Scheduling
Understanding Scheduling Options
When setting up your newsletter campaigns, it's important to understand that emails are only sent when new content is detected in your RSS feed. Our service is specifically designed to convert RSS content to email newsletters.
Basic Scheduling
- As soon as possible: The newsletter will be sent shortly after new content is detected in your RSS feed. This is ideal for time-sensitive content or when you want readers to know about your posts immediately.
Advanced Scheduling
- Every day: The system will check your feed daily at your specified time and send a newsletter only if new content is found since the last email was sent.
- Every week: The system will check your feed on your chosen day(s) of the week and compile any new content found since the last email into a weekly digest.
- Every month: On your selected day of the month, the system will check for and compile all new content published since the last newsletter was sent.

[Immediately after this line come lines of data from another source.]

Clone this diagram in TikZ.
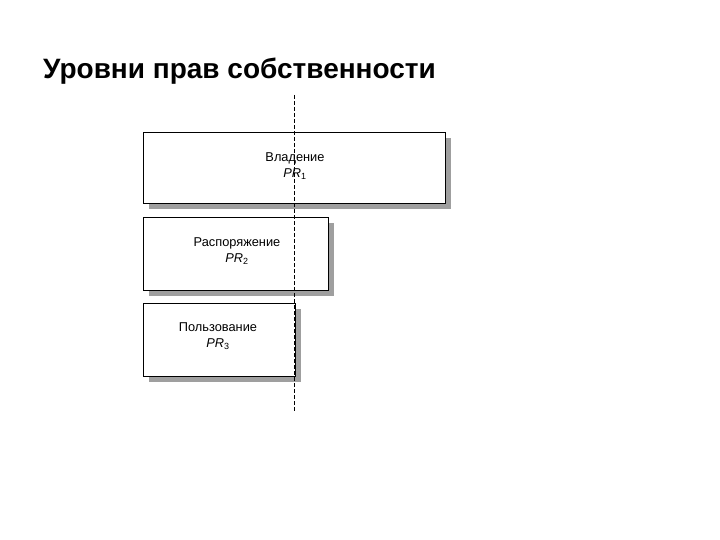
\documentclass[tikz,border=0pt]{standalone}
\usepackage{fontspec}
\setmainfont{Liberation Sans}
\begin{document}
\begin{tikzpicture}[x=1pt,y=-1pt,
  levelbox/.style={draw=black,fill=white,line width=0.8pt},
  shade/.style={fill=gray!75},
  lbl/.style={font=\fontsize{12.8}{16}\selectfont,align=center}]
\useasboundingbox (0,0) rectangle (720,540);
\node[anchor=base west,inner sep=0pt,font=\bfseries\fontsize{28}{32}\selectfont] (title) at (43,79) {Уровни прав собственности};
% shadows
\fill[shade] (149,138) rectangle (451,209);
\fill[shade] (149,223) rectangle (334,296);
\fill[shade] (149,309) rectangle (301,382);
\draw[levelbox] (143,132) rectangle (445,203);
\draw[levelbox] (143,217) rectangle (328,290);
\draw[levelbox] (143,303) rectangle (295,376);
\node[lbl] (t1) at (295,166) {Владение\\\textit{PR}\textsubscript{1}};
\node[lbl] (t2) at (237,251) {Распоряжение\\\textit{PR}\textsubscript{2}};
\node[lbl] (t3) at (218,336) {Пользование\\\textit{PR}\textsubscript{3}};
\coordinate (dtop) at (294,95);
\coordinate (dbot) at (294,412);
\draw[dashed,line width=0.7pt,dash pattern=on 4pt off 2pt] (dtop) -- (dbot);
\end{tikzpicture}
\end{document}
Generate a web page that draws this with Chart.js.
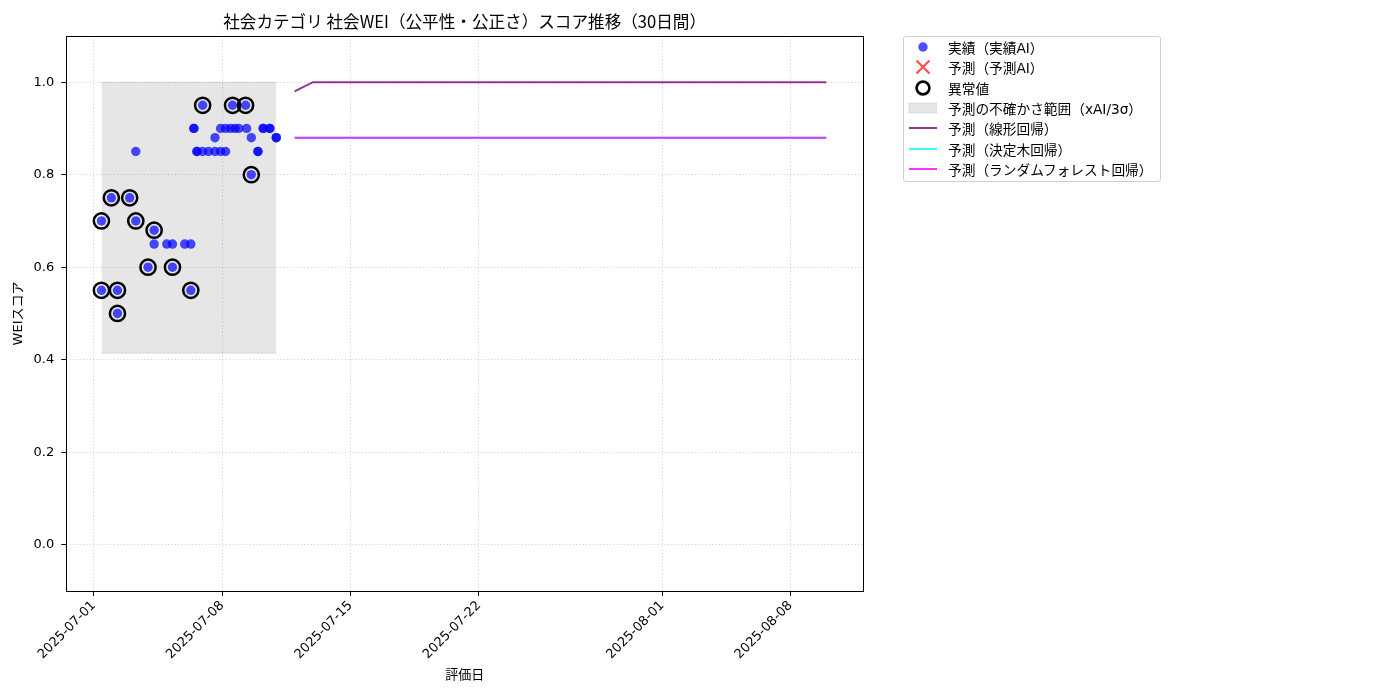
<!DOCTYPE html>
<html lang="ja">
<head>
<meta charset="utf-8">
<title>社会WEI スコア推移</title>
<script src="https://cdn.jsdelivr.net/npm/chart.js@4.4.1/dist/chart.umd.min.js"></script>
<style>
  html, body { margin: 0; padding: 0; background: #fff; }
  #wrap { position: relative; width: 1400px; height: 700px; }
  #legend {
    position: absolute; left: 903px; top: 36px; width: 258px; height: 146px;
    border: 1px solid #d0d0d0; border-radius: 3px; background: #fff;
    font-family: "DejaVu Sans", "Noto Sans CJK JP", sans-serif; font-size: 13.7px; color: #000;
    box-sizing: border-box; padding-top: 0;
  }
  #legend .row { display: flex; align-items: center; height: 20.3px; white-space: nowrap; }
  #legend svg { width: 30px; height: 18px; margin-left: 3px; margin-right: 11px; flex: none; }
</style>
</head>
<body>
<div id="wrap">
  <canvas id="weiChart" width="1400" height="700"></canvas>
  <div id="legend"></div>
</div>
<script>
// actual evaluations (実績AI)
const actualDates = [
  '2025-07-01 10:00', '2025-07-01 10:00', '2025-07-01 23:00', '2025-07-02 07:00', '2025-07-02 07:00',
  '2025-07-02 23:00', '2025-07-03 07:00', '2025-07-03 07:00', '2025-07-03 23:00', '2025-07-04 07:00',
  '2025-07-04 07:00', '2025-07-04 23:30', '2025-07-05 07:00', '2025-07-05 07:00', '2025-07-05 23:00',
  '2025-07-06 07:00', '2025-07-06 07:00', '2025-07-06 11:00', '2025-07-06 11:00', '2025-07-06 15:00',
  '2025-07-06 15:00', '2025-07-06 22:30', '2025-07-06 22:30', '2025-07-07 06:15', '2025-07-07 14:40',
  '2025-07-07 14:40', '2025-07-07 22:00', '2025-07-07 22:00', '2025-07-08 04:30', '2025-07-08 04:30',
  '2025-07-08 11:00', '2025-07-08 13:40', '2025-07-08 16:50', '2025-07-08 21:50', '2025-07-09 06:40',
  '2025-07-09 08:00', '2025-07-09 14:10', '2025-07-09 14:10', '2025-07-09 22:50', '2025-07-09 22:50',
  '2025-07-10 05:45', '2025-07-10 05:45', '2025-07-10 14:25', '2025-07-10 14:25', '2025-07-10 22:50',
  '2025-07-10 22:50'
];
const actualScores = [
  0.70, 0.55, 0.75, 0.55, 0.50,
  0.75, 0.70, 0.85, 0.60, 0.68,
  0.65, 0.65, 0.60, 0.65, 0.65,
  0.55, 0.65, 0.90, 0.90, 0.85,
  0.85, 0.95, 0.85, 0.85, 0.88,
  0.85, 0.90, 0.85, 0.90, 0.85,
  0.90, 0.95, 0.90, 0.90, 0.95,
  0.90, 0.80, 0.88, 0.85, 0.85,
  0.90, 0.90, 0.90, 0.90, 0.88,
  0.88
];

// anomalies (異常値)
const outlierDates = [
  '2025-07-01 10:00', '2025-07-01 10:00', '2025-07-01 23:00', '2025-07-02 07:00', '2025-07-02 07:00',
  '2025-07-02 23:00', '2025-07-03 07:00', '2025-07-03 23:00', '2025-07-04 07:00', '2025-07-05 07:00',
  '2025-07-06 07:00', '2025-07-06 22:30', '2025-07-08 13:40', '2025-07-09 06:40', '2025-07-09 14:10'
];
const outlierScores = [0.70, 0.55, 0.75, 0.55, 0.50, 0.75, 0.70, 0.60, 0.68, 0.60, 0.55, 0.95, 0.95, 0.95, 0.80];

// uncertainty band (xAI / 3σ)
const bandDates = ['2025-07-01 10:00', '2025-07-10 22:50'];
const bandUpper = [1.0, 1.0];
const bandLower = [0.414, 0.414];

// 30-day forecasts, one per day from predStart
const predStart = '2025-07-11 22:50';
const linearPred = [
  0.98, 1.0, 1.0, 1.0, 1.0, 1.0, 1.0, 1.0, 1.0, 1.0,
  1.0, 1.0, 1.0, 1.0, 1.0, 1.0, 1.0, 1.0, 1.0, 1.0,
  1.0, 1.0, 1.0, 1.0, 1.0, 1.0, 1.0, 1.0, 1.0, 1.0
];
const treePred = [
  0.88, 0.88, 0.88, 0.88, 0.88, 0.88, 0.88, 0.88, 0.88, 0.88,
  0.88, 0.88, 0.88, 0.88, 0.88, 0.88, 0.88, 0.88, 0.88, 0.88,
  0.88, 0.88, 0.88, 0.88, 0.88, 0.88, 0.88, 0.88, 0.88, 0.88
];
const forestPred = [
  0.88, 0.88, 0.88, 0.88, 0.88, 0.88, 0.88, 0.88, 0.88, 0.88,
  0.88, 0.88, 0.88, 0.88, 0.88, 0.88, 0.88, 0.88, 0.88, 0.88,
  0.88, 0.88, 0.88, 0.88, 0.88, 0.88, 0.88, 0.88, 0.88, 0.88
];

// axis ticks
const xTickLabels = ['2025-07-01', '2025-07-08', '2025-07-15', '2025-07-22', '2025-08-01', '2025-08-08'];
const yTickValues = [0.0, 0.2, 0.4, 0.6, 0.8, 1.0];

const FONT = '"DejaVu Sans", "Noto Sans CJK JP", sans-serif';
const JP_FONT = '"Noto Sans CJK JP", sans-serif';
const BASE = Date.UTC(2025, 6, 1);

// date string -> days since 2025-07-01
function dayOffset(s) {
  const [d, t = '00:00'] = s.split(' ');
  const [Y, M, D] = d.split('-').map(Number);
  const [h, m] = t.split(':').map(Number);
  return (Date.UTC(Y, M - 1, D, h, m) - BASE) / 864e5;
}

function pairs(dates, values) {
  return values.map((v, i) => ({ x: dayOffset(dates[i]), y: v }));
}

const predX = linearPred.map((_, i) => dayOffset(predStart) + i);
const predLine = values => values.map((v, i) => ({ x: predX[i], y: v }));

// matplotlib-like closed frame around the plot
const frame = {
  id: 'frame',
  afterDraw(chart) {
    const { ctx, chartArea: a } = chart;
    ctx.save();
    ctx.strokeStyle = '#000';
    ctx.lineWidth = 1;
    ctx.strokeRect(Math.round(a.left) + 0.5, Math.round(a.top) + 0.5,
      Math.round(a.right - a.left), Math.round(a.bottom - a.top));
    ctx.restore();
  }
};

const gridCommon = {
  color: 'rgba(176,176,176,0.7)',
  lineWidth: 0.8,
  tickColor: '#000',
  tickLength: 5,
  tickWidth: 1,
  tickBorderDash: []
};

new Chart(document.getElementById('weiChart'), {
  type: 'scatter',
  data: {
    datasets: [
      {
        label: 'band-upper',
        type: 'line',
        data: pairs(bandDates, bandUpper),
        borderColor: 'rgba(128,128,128,0.2)',
        borderWidth: 1,
        pointRadius: 0,
        fill: false,
        order: 10
      },
      {
        label: '予測の不確かさ範囲（xAI/3σ）',
        type: 'line',
        data: pairs(bandDates, bandLower),
        borderColor: 'rgba(128,128,128,0.2)',
        borderWidth: 1,
        backgroundColor: 'rgba(128,128,128,0.2)',
        pointRadius: 0,
        fill: '-1',
        order: 10
      },
      {
        label: '予測（線形回帰）',
        type: 'line',
        data: predLine(linearPred),
        borderColor: 'rgba(128,0,128,0.8)',
        borderWidth: 2,
        pointRadius: 0,
        fill: false,
        order: 5
      },
      {
        label: '予測（決定木回帰）',
        type: 'line',
        data: predLine(treePred),
        borderColor: 'rgba(0,255,255,0.8)',
        borderWidth: 2,
        pointRadius: 0,
        fill: false,
        order: 4
      },
      {
        label: '予測（ランダムフォレスト回帰）',
        type: 'line',
        data: predLine(forestPred),
        borderColor: 'rgba(255,0,255,0.8)',
        borderWidth: 2,
        pointRadius: 0,
        fill: false,
        order: 3
      },
      {
        label: '実績（実績AI）',
        data: pairs(actualDates, actualScores),
        backgroundColor: 'rgba(0,0,255,0.7)',
        borderWidth: 0,
        pointRadius: 4.7,
        order: 2
      },
      {
        label: '異常値',
        data: pairs(outlierDates, outlierScores),
        backgroundColor: 'rgba(0,0,0,0)',
        borderColor: '#000',
        borderWidth: 2.5,
        pointRadius: 7.6,
        order: 1
      }
    ]
  },
  options: {
    responsive: false,
    animation: false,
    events: [],
    layout: { padding: { left: 6, right: 537, top: 0, bottom: 18 } },
    plugins: {
      legend: { display: false },
      tooltip: { enabled: false },
      title: {
        display: true,
        fullSize: false,
        text: '社会カテゴリ 社会WEI（公平性・公正さ）スコア推移（30日間）',
        color: '#000',
        font: { family: JP_FONT, size: 16.6, weight: 'normal' },
        padding: { top: 12, bottom: 4 }
      }
    },
    scales: {
      x: {
        type: 'linear',
        min: -1.5,
        max: 41.95,
        afterBuildTicks: axis => { axis.ticks = xTickLabels.map(d => ({ value: dayOffset(d) })); },
        ticks: {
          autoSkip: false,
          minRotation: 45,
          maxRotation: 45,
          padding: 2,
          color: '#000',
          font: { family: FONT, size: 13 },
          callback: (v, i) => xTickLabels[i]
        },
        grid: gridCommon,
        border: { display: false, dash: [1.2, 2.2] },
        title: {
          display: true,
          text: '評価日',
          color: '#000',
          font: { family: JP_FONT, size: 13 },
          padding: { top: 2, bottom: 0 }
        }
      },
      y: {
        min: -0.1,
        max: 1.1,
        afterBuildTicks: axis => { axis.ticks = yTickValues.map(v => ({ value: v })); },
        ticks: {
          padding: 7,
          color: '#000',
          font: { family: FONT, size: 13 },
          callback: v => v.toFixed(1)
        },
        grid: gridCommon,
        border: { display: false, dash: [1.2, 2.2] },
        title: {
          display: true,
          text: 'WEIスコア',
          color: '#000',
          font: { family: FONT, size: 13 },
          padding: { top: 5, bottom: 0 }
        }
      }
    }
  },
  plugins: [frame]
});

// legend (same order as the reference)
const legendItems = [
  ['dot', '実績（実績AI）'],
  ['cross', '予測（予測AI）'],
  ['ring', '異常値'],
  ['band', '予測の不確かさ範囲（xAI/3σ）'],
  ['line:rgba(128,0,128,0.8)', '予測（線形回帰）'],
  ['line:rgba(0,255,255,0.8)', '予測（決定木回帰）'],
  ['line:rgba(255,0,255,0.8)', '予測（ランダムフォレスト回帰）']
];
const symbols = {
  dot: '<circle cx="16" cy="9" r="4.7" fill="rgba(0,0,255,0.7)"/>',
  cross: '<path d="M9.5 2.5 L22.5 15.5 M22.5 2.5 L9.5 15.5" stroke="rgba(255,0,0,0.7)" stroke-width="2.2"/>',
  ring: '<circle cx="16" cy="9" r="6.4" fill="none" stroke="#000" stroke-width="2.6"/>',
  band: '<rect x="2" y="4" width="28" height="10" fill="rgba(128,128,128,0.2)" stroke="rgba(128,128,128,0.2)"/>'
};
const legendEl = document.getElementById('legend');
legendItems.forEach(([kind, text]) => {
  const svg = kind.startsWith('line:')
    ? `<line x1="2" y1="9" x2="30" y2="9" stroke="${kind.slice(5)}" stroke-width="2"/>`
    : symbols[kind];
  const row = document.createElement('div');
  row.className = 'row';
  row.innerHTML = `<svg viewBox="0 0 30 18">${svg}</svg><span>${text}</span>`;
  legendEl.appendChild(row);
});
</script>
</body>
</html>
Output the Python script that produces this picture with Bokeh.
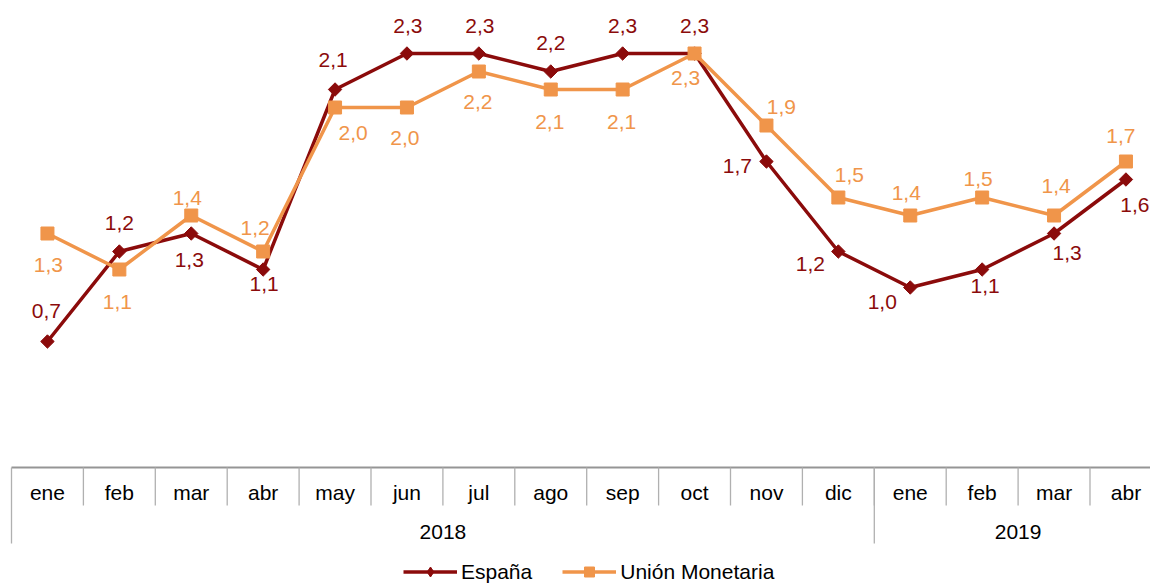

Customizing Your Delivery Schedule
Delivery Time
Select a specific time for your newsletters to be delivered. Consider your audience's habits:
- Morning (7-9 AM): Catch readers before their workday begins
- Lunch time (12-1 PM): Reach people during their break
- Evening (6-8 PM): Connect when readers might have more leisure time
Choose the time zone that matches your preferred sending schedule. The newsletter system will use this time zone to determine when to check your RSS feed and potentially send emails.
Day Selection
For weekly newsletters, you can select specific days when your feed should be checked:
- Monday: Start the week with any new content
- Mid-week (Tuesday-Thursday): Send a digest during the workweek
- Friday: Provide weekend reading material
Best Practices
- Align with your publishing schedule: Set your newsletter timing to occur after you typically publish new content.
- Maintain consistency: Once you establish a schedule, try to stick with it to build reader expectations.
- Consider frequency vs. content volume: If you publish frequently, a daily schedule might create too many emails. If you publish infrequently, a monthly schedule might delay content delivery too long.
- Remember the RSS dependency: No new content in your RSS feed means no newsletter will be sent, regardless of schedule.
- Use timezone wisely: Set the time zone based on when you want the sending check to occur, keeping in mind your own publishing workflow.